While much has been written already regarding blockchain and its many exciting applications for the future, not much has been said on how you can adequately and legally protect your blockchain once it has been developed. Nevertheless, authorities in both Europe, the USA and China have adapted their legal framework to accommodate the rise of this new technology, more specifically in the form of “software patents”.
Quick reminder: what is blockchain?
Before delving into the legal mechanisms which may be used to protect blockchain technologies, it is necessary to set out a quick overview of the inner workings of blockchain. At its core, blockchain is no more than a method for digital record keeping, transactions and a secure computation system. In that sense, blockchain is often called “distributed ledger technology”. When examining the main characteristics, most blockchains share the common traits in that they are decentralized, difficult to corrupt, transparent and immutable. But the main advantage of blockchain in the long run may be its potential to add a new layer to the internet’s infrastructure as a “Web 3.0”. In doing so, the blockchain technology could aid to provide a measure of trust, value exchange and security. In an internet environment where the clear-cut distinction between truths and falsehoods seems to be ever decreasing, blockchain may indeed provide tremendous value for the future.
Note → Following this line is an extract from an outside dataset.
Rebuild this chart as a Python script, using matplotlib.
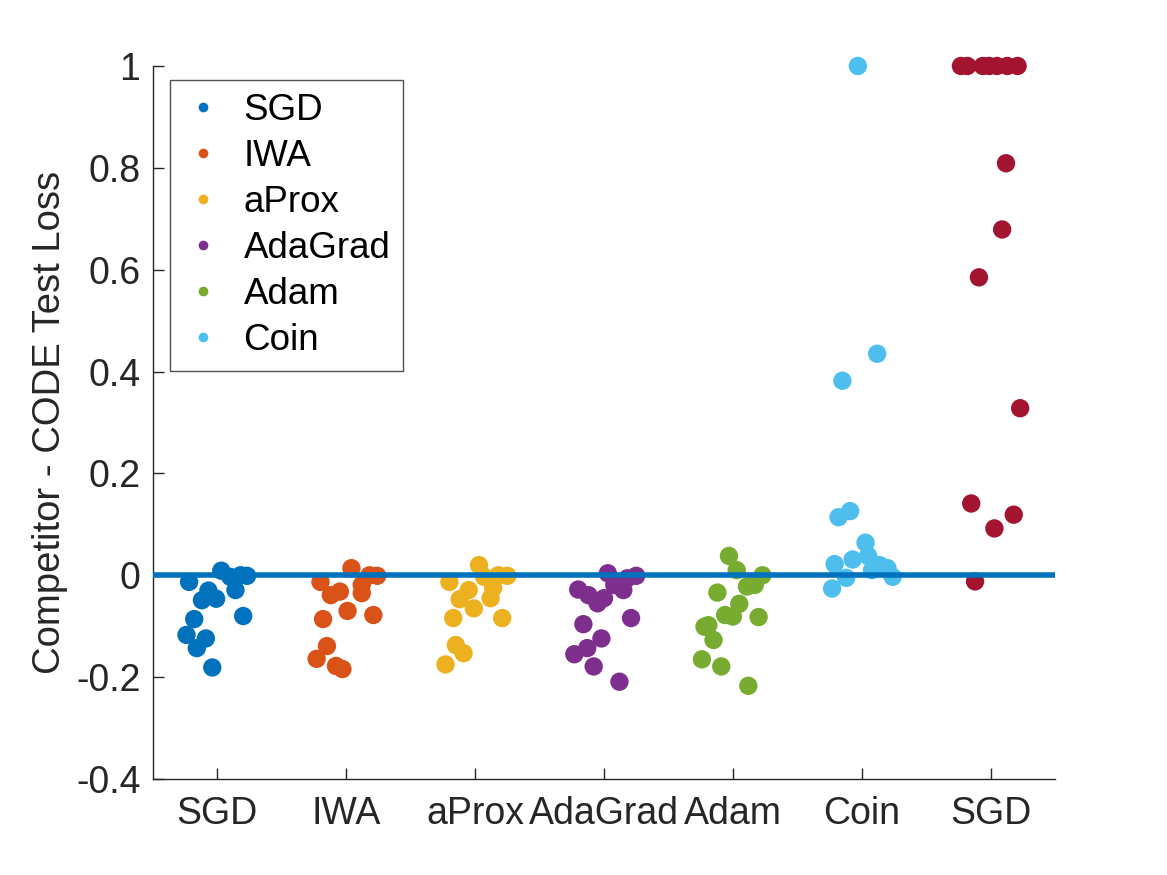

It is no wonder then, that many companies are investing in and developing various blockchain technologies and are therefore looking for the best possible way to protect these technologies. Traditionally, a software-based product such as blockchain can be protected in two ways under European laws: either through EU copyright protection for computer programs or through the protection as a computer-implemented invention under European patent law.
How to patent your blockchain: a quick primer
Computer implemented inventions are subject to a traditional two-hurdle approach: first, the invention must prove to have a “further technical effect”. The mere fact that it is software, will often not suffice: an additional technical solution to a technical problem must be provided. It is only in the second instance that the European Patent Office will examine whether the invention has the required novelty and inventive step, the base requirements of a European patent.
Recently, the European Patent Office (“EPO”) has updated its Guidelines for Computer Implemented Inventions on 1 November 2018 to accommodate the rise of new information technologies such as blockchain. These updated guidelines include new rules for the Examination Division regarding protection for mathematical methods, AI and machine learning, distributed environments and programs for computers. Detailed guidance can be found in Section G-II, 3 of the Guidelines.
In a nutshell, the EPO has indicated to conduct the following assessment regarding whether or not a blockchain invention can be patented:
As such, the core blockchain technical characteristics should be separated from the technical characteristics of applied blockchain. It is the latter who will be the most likely to be patentable and the latter who will be assessed for novelty and inventive step. Specific examples of granted blockchain patents are a blockchain to facilitate “person-to-person” alias-based payments, a method in which to store encrypted data on a blockchain and a method of tracking payments and uploading data onto a blockchain at point of sale.
From 2014 and 2015 onwards, blockchain patent applications have skyrocketed, both in Europe as well as worldwide. Large multinational companies such as IBM, Alibaba, Mastercard, Visa and Siemens are taking the lead in filing for blockchain patents, no doubt with a view to the potential future applications with this groundbreaking technology.